O Dr. Marques Mendes (MM), no seu comentário semanal na TVI 24, de 27/8/12, veio afirmar, “en passant”, que Portugal possui mais militares por mil habitantes do que a Espanha e a Alemanha (e mais policias do que a França e a Alemanha).
Esta mirabolante informação parece ter sido recolhida de um estudo de uma obscura “fundação” que assumiu o nome de “Oliveira Martins”, e citada num editorial do Diário de Noticias.
Presumo que MM o terá feito para respaldar os seus colegas no Governo nas já anunciadas facadas para as FAs que, seguramente, vão transpirar da avaliação da “Troika” - não sei até, porque é que eles não se instalam de vez em S. Bento!

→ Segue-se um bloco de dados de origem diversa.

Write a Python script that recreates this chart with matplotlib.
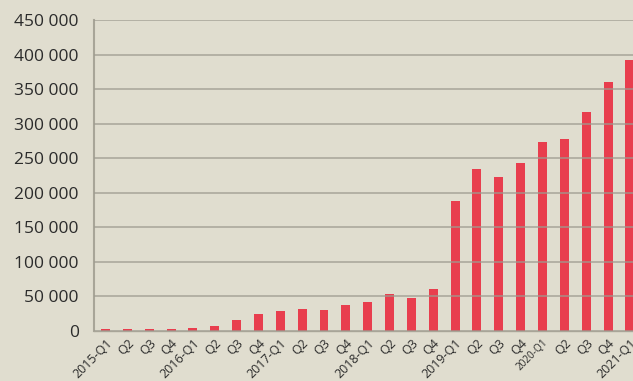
import matplotlib
matplotlib.use("Agg")
import matplotlib.pyplot as plt
from matplotlib.ticker import FuncFormatter

QUARTERS = ["2015-Q1", "Q2", "Q3", "Q4",
            "2016-Q1", "Q2", "Q3", "Q4",
            "2017-Q1", "Q2", "Q3", "Q4",
            "2018-Q1", "Q2", "Q3", "Q4",
            "2019-Q1", "Q2", "Q3", "Q4",
            "2020-Q1", "Q2", "Q3", "Q4",
            "2021-Q1"]
VALUES = [2300, 2300, 2200, 2300,
          4300, 7500, 16000, 24600,
          29000, 31800, 30800, 37600,
          42000, 53500, 47700, 60800,
          188000, 234400, 222800, 243100,
          273500, 277800, 316900, 360300,
          392000]
YTICKS = [0, 50000, 100000, 150000, 200000, 250000, 300000, 350000, 400000, 450000]

BG = "#E0DDCF"
RED = "#E83E4E"
GRID = "#9E9B90"
TEXT = "#2B2B2B"

plt.rcParams["font.family"] = ["Open Sans", "DejaVu Sans"]

fig = plt.figure(figsize=(6.33, 3.81), dpi=100, facecolor=BG)
ax = fig.add_axes([94 / 633, 1 - 331 / 381, 539 / 633, 311 / 381], facecolor=BG)

x = list(range(len(QUARTERS)))
ax.bar(x, VALUES, width=0.41, color=RED, zorder=2)

ax.set_yticks(YTICKS)
ax.set_ylim(0, 450000)
ax.yaxis.set_major_formatter(FuncFormatter(lambda v, _: f"{int(v):,}".replace(",", " ")))
ax.grid(axis="y", color=GRID, lw=1.2, alpha=0.8, zorder=3)
ax.set_axisbelow(False)

ax.set_xlim(-0.526, 24.14)
ax.set_xticks(x)
ax.set_xticklabels(QUARTERS, rotation=45, ha="right", rotation_mode="anchor")
for i, lab in enumerate(ax.get_xticklabels()):
    lab.set_fontsize(7.2 if QUARTERS[i] == "2020-Q1" else 9)
    lab.set_color(TEXT)

ax.tick_params(axis="y", length=0, pad=11, labelsize=12.5, colors=TEXT)
ax.tick_params(axis="x", length=0, pad=4)

for side in ["top", "right"]:
    ax.spines[side].set_visible(False)
ax.spines["left"].set_color("#A8A598")
ax.spines["left"].set_linewidth(1.5)
ax.spines["bottom"].set_color("#A8A598")
ax.spines["bottom"].set_linewidth(1.0)
ax.spines["bottom"].set_zorder(1)

fig.savefig("out.png", dpi=100, facecolor=BG)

De facto, quando se quer justificar seja o que for, não faltam argumentos, nem dados estatísticos desenterrados onde calhar.

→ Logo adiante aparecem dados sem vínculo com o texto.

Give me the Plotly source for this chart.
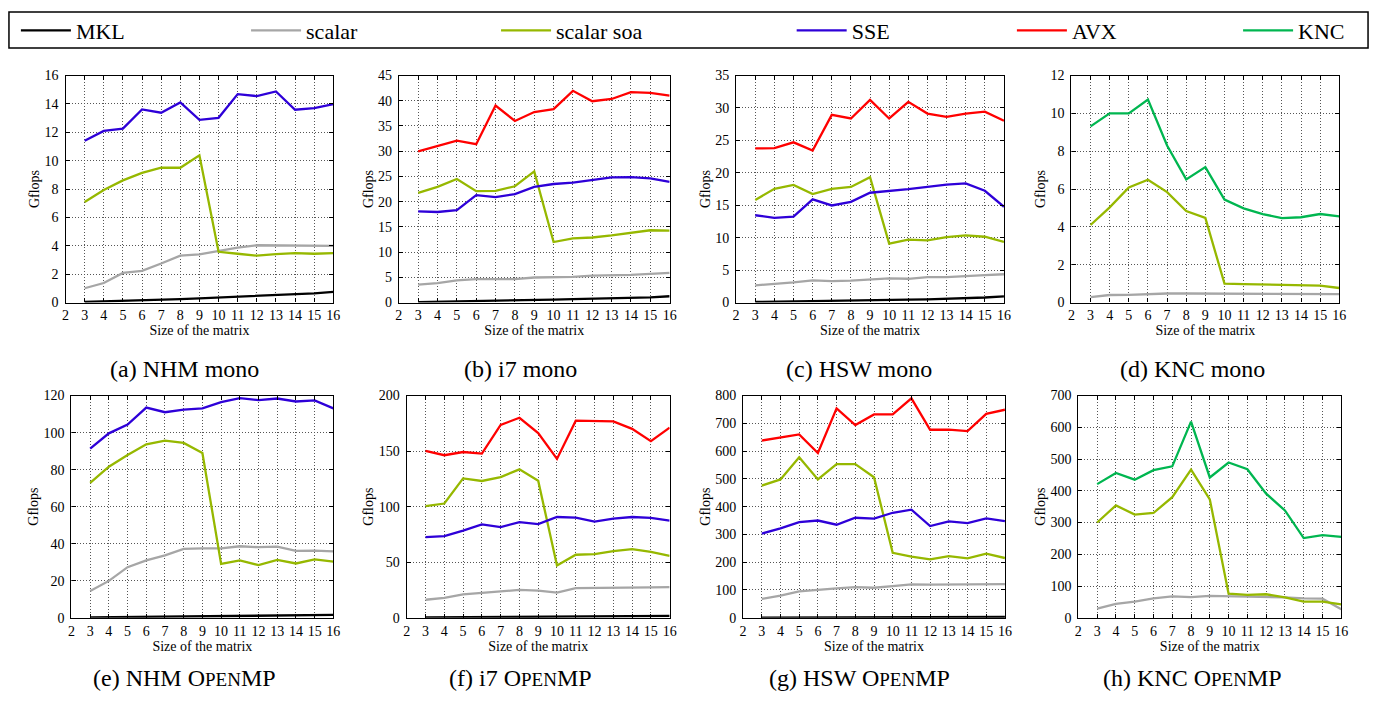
import plotly.graph_objects as go

W, H = 1380, 706

sizes = list(range(3, 17))
x_ticks = list(range(2, 17))

# ---------------- data (Gflops) ----------------
# (a) NHM mono
nhm_mono_mkl = [0.05, 0.08, 0.12, 0.15, 0.20, 0.24, 0.30, 0.35, 0.40, 0.48, 0.53, 0.58, 0.65, 0.75]
nhm_mono_scalar = [1.01, 1.38, 2.09, 2.23, 2.75, 3.31, 3.40, 3.63, 3.88, 4.04, 4.02, 3.99, 3.97, 3.99]
nhm_mono_soa = [7.09, 7.94, 8.61, 9.14, 9.50, 9.50, 10.38, 3.58, 3.44, 3.31, 3.42, 3.49, 3.44, 3.49]
nhm_mono_sse = [11.41, 12.10, 12.26, 13.61, 13.38, 14.10, 12.88, 13.02, 14.69, 14.55, 14.88, 13.59, 13.70, 13.98]

# (b) i7 mono
i7_mono_mkl = [0.10, 0.15, 0.20, 0.30, 0.38, 0.45, 0.55, 0.60, 0.68, 0.75, 0.85, 0.95, 1.05, 1.25]
i7_mono_scalar = [3.55, 3.87, 4.39, 4.65, 4.65, 4.65, 4.97, 4.97, 5.10, 5.36, 5.36, 5.50, 5.68, 5.87]
i7_mono_soa = [21.76, 22.92, 24.50, 22.08, 22.14, 23.05, 26.00, 12.00, 12.72, 12.90, 13.30, 13.80, 14.33, 14.27]
i7_mono_sse = [18.07, 17.95, 18.33, 21.30, 20.90, 21.50, 22.92, 23.50, 23.76, 24.34, 24.80, 24.85, 24.60, 23.90]
i7_mono_avx = [29.96, 30.99, 32.09, 31.40, 39.06, 36.00, 37.77, 38.35, 41.96, 39.90, 40.35, 41.70, 41.58, 41.00]

# (c) HSW mono
hsw_mono_mkl = [0.10, 0.13, 0.17, 0.20, 0.25, 0.30, 0.35, 0.40, 0.45, 0.50, 0.58, 0.68, 0.78, 0.95]
hsw_mono_scalar = [2.66, 2.86, 3.11, 3.42, 3.31, 3.37, 3.57, 3.72, 3.67, 3.92, 3.92, 4.02, 4.22, 4.37]
hsw_mono_soa = [15.82, 17.53, 18.13, 16.72, 17.53, 17.83, 19.34, 9.09, 9.69, 9.59, 10.10, 10.35, 10.15, 9.34]
hsw_mono_sse = [13.46, 13.06, 13.26, 15.92, 14.97, 15.52, 16.93, 17.18, 17.48, 17.83, 18.18, 18.38, 17.23, 14.77]
hsw_mono_avx = [23.76, 23.80, 24.70, 23.45, 28.93, 28.38, 31.24, 28.38, 30.94, 29.13, 28.63, 29.13, 29.43, 28.03]

# (d) KNC mono
knc_mono_scalar = [0.29, 0.40, 0.41, 0.45, 0.48, 0.48, 0.48, 0.48, 0.48, 0.46, 0.45, 0.45, 0.45, 0.45]
knc_mono_soa = [4.10, 5.03, 6.08, 6.49, 5.84, 4.84, 4.48, 1.00, 0.98, 0.96, 0.95, 0.95, 0.90, 0.77]
knc_mono_knc = [9.31, 10.00, 10.00, 10.73, 8.30, 6.51, 7.16, 5.44, 4.98, 4.68, 4.46, 4.51, 4.68, 4.56]

# (e) NHM OpenMP
nhm_omp_mkl = [0.2, 0.3, 0.4, 0.5, 0.6, 0.7, 0.8, 0.9, 1.0, 1.1, 1.2, 1.3, 1.4, 1.5]
nhm_omp_scalar = [14.4, 19.9, 27.3, 31.0, 33.7, 37.2, 37.5, 37.5, 38.6, 38.1, 38.4, 36.1, 36.3, 35.8]
nhm_omp_soa = [72.8, 81.6, 87.9, 93.7, 95.7, 94.4, 89.0, 29.1, 31.0, 28.4, 31.2, 29.3, 31.5, 30.3]
nhm_omp_sse = [91.3, 99.6, 104.3, 113.5, 111.0, 112.4, 113.1, 116.5, 118.6, 117.5, 118.4, 116.8, 117.4, 113.1]

# (f) i7 OpenMP
i7_omp_mkl = [0.2, 0.3, 0.4, 0.5, 0.6, 0.7, 0.8, 0.9, 1.0, 1.1, 1.2, 1.3, 1.4, 1.6]
i7_omp_scalar = [16.2, 17.9, 21.1, 22.6, 23.8, 25.0, 24.4, 22.6, 26.7, 26.7, 26.7, 27.0, 27.3, 27.6]
i7_omp_soa = [100.4, 102.8, 125.4, 123.1, 126.6, 133.6, 123.3, 47.0, 56.7, 57.3, 59.9, 61.7, 59.3, 55.8]
i7_omp_sse = [72.5, 73.4, 78.4, 84.0, 81.6, 86.0, 84.3, 90.7, 90.2, 86.6, 89.3, 90.7, 89.9, 87.5]
i7_omp_avx = [150.1, 146.3, 149.2, 147.7, 173.6, 180.0, 166.2, 143.0, 177.4, 177.4, 176.8, 170.0, 158.9, 171.2]

# (g) HSW OpenMP
hsw_omp_mkl = [0.5, 0.7, 0.9, 1.1, 1.3, 1.5, 1.7, 1.9, 2.1, 2.3, 2.5, 2.7, 2.9, 3.2]
hsw_omp_scalar = [68, 80, 95, 101, 106, 110, 108, 114, 120, 119, 119, 119, 120, 121]
hsw_omp_soa = [476, 498, 578, 498, 553, 553, 506, 234, 220, 210, 222, 214, 231, 215]
hsw_omp_sse = [303, 322, 344, 350, 335, 360, 357, 378, 389, 330, 347, 341, 358, 348]
hsw_omp_avx = [638, 649, 660, 593, 754, 694, 732, 732, 790, 677, 677, 672, 734, 749]

# (h) KNC OpenMP
knc_omp_scalar = [29, 44, 51, 61, 67, 65, 69, 68, 68, 67, 64, 61, 60, 27]
knc_omp_soa = [300, 354, 325, 330, 380, 467, 373, 76, 72, 74, 64, 51, 51, 42]
knc_omp_knc = [421, 456, 435, 465, 477, 618, 442, 489, 468, 391, 338, 251, 260, 255]

series_names = ["MKL", "scalar", "scalar soa", "SSE", "AVX", "KNC"]
series_colors = ["#000000", "#a6a6a6", "#96b800", "#2e00d8", "#ff0000", "#00b650"]

captions = ["(a) NHM mono", "(b) i7 mono", "(c) HSW mono", "(d) KNC mono",
            "(e) NHM O<span style='font-size:19px'>PEN</span>MP",
            "(f) i7 O<span style='font-size:19px'>PEN</span>MP",
            "(g) HSW O<span style='font-size:19px'>PEN</span>MP",
            "(h) KNC O<span style='font-size:19px'>PEN</span>MP"]

y_ranges = [(16, 2), (45, 5), (35, 5), (12, 2), (120, 20), (200, 50), (800, 100), (700, 100)]

panels = [
    {"MKL": nhm_mono_mkl, "scalar": nhm_mono_scalar, "scalar soa": nhm_mono_soa, "SSE": nhm_mono_sse},
    {"MKL": i7_mono_mkl, "scalar": i7_mono_scalar, "scalar soa": i7_mono_soa, "SSE": i7_mono_sse, "AVX": i7_mono_avx},
    {"MKL": hsw_mono_mkl, "scalar": hsw_mono_scalar, "scalar soa": hsw_mono_soa, "SSE": hsw_mono_sse, "AVX": hsw_mono_avx},
    {"scalar": knc_mono_scalar, "scalar soa": knc_mono_soa, "KNC": knc_mono_knc},
    {"MKL": nhm_omp_mkl, "scalar": nhm_omp_scalar, "scalar soa": nhm_omp_soa, "SSE": nhm_omp_sse},
    {"MKL": i7_omp_mkl, "scalar": i7_omp_scalar, "scalar soa": i7_omp_soa, "SSE": i7_omp_sse, "AVX": i7_omp_avx},
    {"MKL": hsw_omp_mkl, "scalar": hsw_omp_scalar, "scalar soa": hsw_omp_soa, "SSE": hsw_omp_sse, "AVX": hsw_omp_avx},
    {"scalar": knc_omp_scalar, "scalar soa": knc_omp_soa, "KNC": knc_omp_knc},
]

# ---------------- layout geometry (pixels) ----------------
x_px = [(62, 332), (398, 671), (738, 1008), (1076, 1346),
        (68, 332), (406, 671), (745, 1009), (1083, 1348)]
y_px = [(70, 302)] * 4 + [(397, 624)] * 4
caption_x = [182, 521, 862, 1198, 182, 521, 862, 1198]
caption_y = [370, 370, 370, 370, 686, 686, 686, 686]
legend_line_x = [22, 254, 506, 804, 1026, 1254]
legend_y = 24

FONT = "Liberation Serif, Times New Roman, Times, serif"

fig = go.Figure()
shown = set()
for i, data in enumerate(panels):
    ax = "" if i == 0 else str(i + 1)
    for name in series_names:
        if name not in data:
            continue
        k = series_names.index(name)
        first = name not in shown
        shown.add(name)
        fig.add_trace(go.Scatter(
            x=sizes, y=data[name], mode="lines", name=name,
            line=dict(color=series_colors[k], width=2.3),
            xaxis="x" + ax, yaxis="y" + ax,
            showlegend=first,
            legend="legend" if k == 0 else "legend" + str(k + 1),
            hoverinfo="skip",
        ))

layout = dict(
    width=W, height=H, margin=dict(l=0, r=0, t=0, b=0),
    paper_bgcolor="white", plot_bgcolor="white",
    font=dict(family=FONT, size=14, color="black"),
    showlegend=True,
)

for i in range(8):
    ax = "" if i == 0 else str(i + 1)
    x0, x1 = x_px[i]
    yt, yb = y_px[i]
    ymax, ydt = y_ranges[i]
    layout["xaxis" + ax] = dict(
        domain=[x0 / W, x1 / W], anchor="y" + ax, range=[2, 16],
        tickmode="array", tickvals=x_ticks, ticktext=[str(v) for v in x_ticks],
        showgrid=True, gridcolor="#555555", griddash="1px,2px", gridwidth=1,
        showline=True, linecolor="black", linewidth=1.2, mirror="allticks",
        ticks="inside", ticklen=4, tickcolor="black", zeroline=False,
        tickfont=dict(family=FONT, size=14),
        title=dict(text="Size of the matrix", font=dict(family=FONT, size=14), standoff=0),
    )
    layout["yaxis" + ax] = dict(
        domain=[1 - yb / H, 1 - yt / H], anchor="x" + ax, range=[0, ymax],
        dtick=ydt, tick0=0,
        showgrid=True, gridcolor="#555555", griddash="1px,2px", gridwidth=1,
        showline=True, linecolor="black", linewidth=1.2, mirror="allticks",
        ticks="inside", ticklen=4, tickcolor="black", zeroline=False,
        tickfont=dict(family=FONT, size=14), ticklabelstandoff=3,
        title=dict(text="Gflops", font=dict(family=FONT, size=14), standoff=1),
    )

for k in range(6):
    key = "legend" if k == 0 else "legend" + str(k + 1)
    layout[key] = dict(
        x=(legend_line_x[k] - 10) / W, y=1 - legend_y / H,
        xanchor="left", yanchor="middle", orientation="h",
        font=dict(family=FONT, size=22), itemwidth=50,
        bgcolor="rgba(0,0,0,0)", borderwidth=0,
    )

fig.update_layout(**layout)

fig.add_shape(type="rect", xref="paper", yref="paper",
              x0=5 / W, x1=1375 / W, y0=1 - 42 / H, y1=1 - 5 / H,
              line=dict(color="black", width=1.5))

for i in range(8):
    fig.add_annotation(text=captions[i], xref="paper", yref="paper",
                       x=caption_x[i] / W, y=1 - caption_y[i] / H,
                       xanchor="center", yanchor="middle", showarrow=False,
                       font=dict(family=FONT, size=24, color="black"))

fig.write_html(
    "out.html",
    config={"displayModeBar": False},
    post_script=("document.documentElement.style.margin='0';"
                 "document.body.style.margin='0';"
                 "document.documentElement.style.overflow='hidden';"
                 "document.body.style.overflow='hidden';"),
)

A argumentação é tola e pobres, mas venenosas, são outras atoardas do mesmo jaez que por aí se ouvem, a mais comum das quais é a de que a “tropa” tem pessoal a mais (então generais nem se fala!) – coisa que oiço há mais de 30 anos (ao mesmo tempo que era confrontado com queixas de que “o pessoal não me chega”)!...
Ora dizer isto sem dizer mais nada, quer dizer tudo e não quer dizer nada, pois pelo meio seria pertinente referir que existe pessoal a mais ou a menos, em relação a quê; perceber as distorções e o porquê das mesmas; dividir a análise por Ramos, postos e especialidades; correlacionar o que existe com as missões atribuídas, o sistema de forças e o dispositivo (aprovados pelos políticos); analisar as medidas já tomadas ou a implementar para atenuar as eventuais distorções, etc.

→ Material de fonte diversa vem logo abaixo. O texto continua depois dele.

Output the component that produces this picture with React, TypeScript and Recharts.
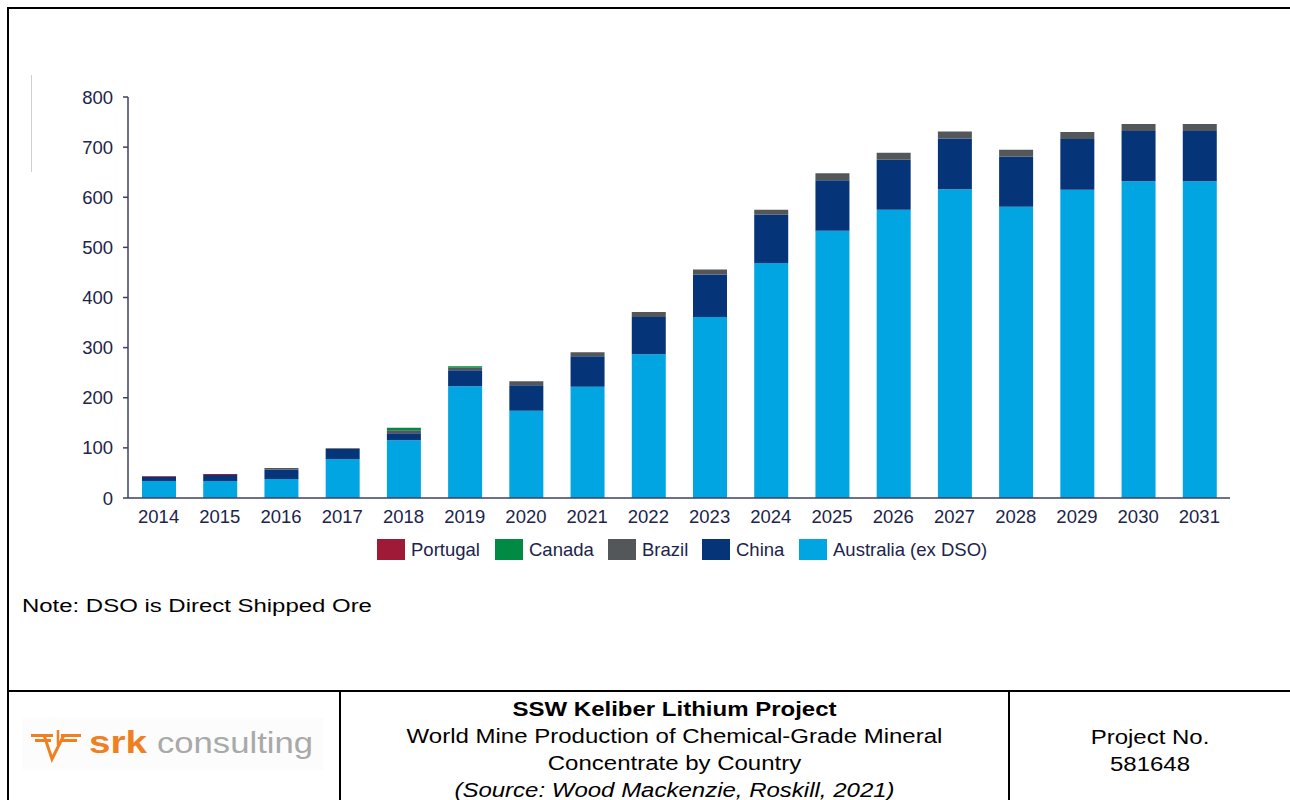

Não fazer isto e andar a dizer que há gente a mais ou a menos, é atirar cuspo para o ar e fazer demagogia. Acresce que as condições mínimas para se harmonizarem quadros orgânicos e fluxos de carreira nunca foram criados, pela simples razão de nunca ter havido, nos últimos 38 anos, qualquer factor estável de planeamento.
Quer isto significar que nunca se cumpriu com os diplomas enformadores que foram sendo publicados; não parou de haver alterações, cortes a esmo, reorganizações, missões ao estrangeiro, que vão e voltam, etc. tudo agravado por ministros da defesa que se sucederam em catadupa, perfeitamente impreparados para o lugar e acolitados por um Conselho de Chefes que, por norma, fizeram gala em não tomar posição pública, sobre seja o que for, e tiveram extrema dificuldade em se entender (e, por isso, também em andar à frente dos acontecimentos), o que se estendeu desde a cor dos atacadores das botas à compra de submarinos.
Porém, estamos em crer, que a razão principal do estado a que as FAs chegaram, resulta dos preconceitos anti-militares da esmagadora maioria da classe política e na sua convicção de que a tropa não faz falta para nada.
E enquanto isto for assim não há nada a fazer a não ser que ser queira utilizar o cano da G-3 para uma função que não é suposto ter.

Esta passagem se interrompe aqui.